I was running through crowds and fighting some people in funny hats with a sabre that didn’t feel entirely real in my hand… in my dream tonight.
And my brother (who was fighting with some sort of naginata) decided to get married in the middle of all that. And I was the only one on his side of the family (hiding my sabre behind my back), and the mother of the bride cried when she thanked me for coming.
And then the enemies came, I shouted ‘Battle formation!’ and woke up.
… and I don’t even have a brother.

When I try to sound serious and say something like “Peal kickle”
Peal kickle. In brutal ways.

And write Suncho instead of Synchro
Suncho mode
Suncho area
Suncho attack

pms –
it’s when you want to eat a mountain, drop a mountain on someone’s head angrily and hide under some mountain so no one would ever find you all at the same time.

Men are very lucky if they don’t have to experience this ‘I’m very hungry, angry, irritated, depressed, i-hate-myself-and-everything-around-me-except-for-food’ condition you can do nothing about but just wait out… trying hard not to think about anything.

There are senses… smell, taste, just the feeling of the air around you… that sometimes make you feel like for a fleeting moment you were able to jump through space or/and time, dimension … and that fleeting moment shakes your whole existence for hours to come because you feel like if you can catch that moment and bring it back you might really travel somewhere. Or maybe you did travel somewhere and it was someone else who came back. Or maybe, you were finally about to wake up, but didn’t reach for the surface strongly enough.
Glitch in the matrix.

that’s a good feeling.
When Scientist prove and say what I was saying all my life.

1) people are not supposed to function in temperature above 25C
2) in summer it is much healthier to live with your air condition on through all at all times. And you are not supposed to turn it off at night.
3) people turn stupid when temperature is above 30C and it is a fact.
4) hot baths and sauna and stuff like that don’t get you relaxed and ‘take your tiredness away’. They just make you more tired and make you sleep.
(Feeling tired and being tired are very different things)

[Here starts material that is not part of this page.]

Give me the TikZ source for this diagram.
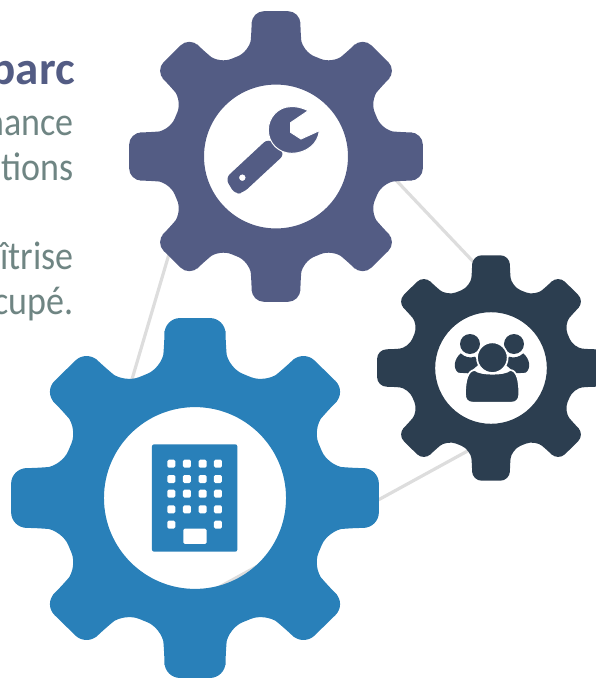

Sweating while you sleep/sit means your body gets just as tired as ti gets sweating when you run and work out.

All those people who try to make you set temperature at 28C minimum because they think it is right or turn off your air conditioning at night can go f*ck themselves to hell. Cuz that’s how people die from heatstroke.

how interesting it is, to realise
that feeling a book as a physical thing,
being able to feel its weight and touch the paper, and probably most importantly smell it,
is as important part of “reading” as the text itself

I have a habit of pausing to smell the pages, while digesting some words and thoughts, when I read… and if I can have this ritual, reading doesn’t go as well for me.

Sometimes I think… that for prophylactic reasons, it would be very nice if Internet would just disappear completely for at least one whole day once in a while… for the whole world.

Sometimes I put away reading and watching my favourite stories ’till the right time comes’ for years,
Or sometimes I’ll stop reading/watching something in the middle, not because I don’t like it, but because I like it a little too much.
These stories that I feel I have some connection with, get a little too deep into me, and whatever I feel emotionally almost hurts me physically.

I was in middle school when I watched The Two Towers for the very first time in the cinema, and almost had some strange kind of panic/heart attack, driving home through the night in my father’s car. It was a dark road through a forest, and my heart was hurting, and my head felt like I left it back in the movie world, right there on the walls of Hornburg, and I couldn’t breathe.
And that’s how I learned that I might be a little too impressionable towards the things I like.
Then there also was a mistake of watching all episodes of old Berserk after all episodes of Ayashi no Ceres in one day/night, after which I couldn’t walk straight for three days.

The point is, I feel bad about it, but I really can’t make myself watch/read some of my most favorite things just because they hurt too much and I think it’s kind of unfair.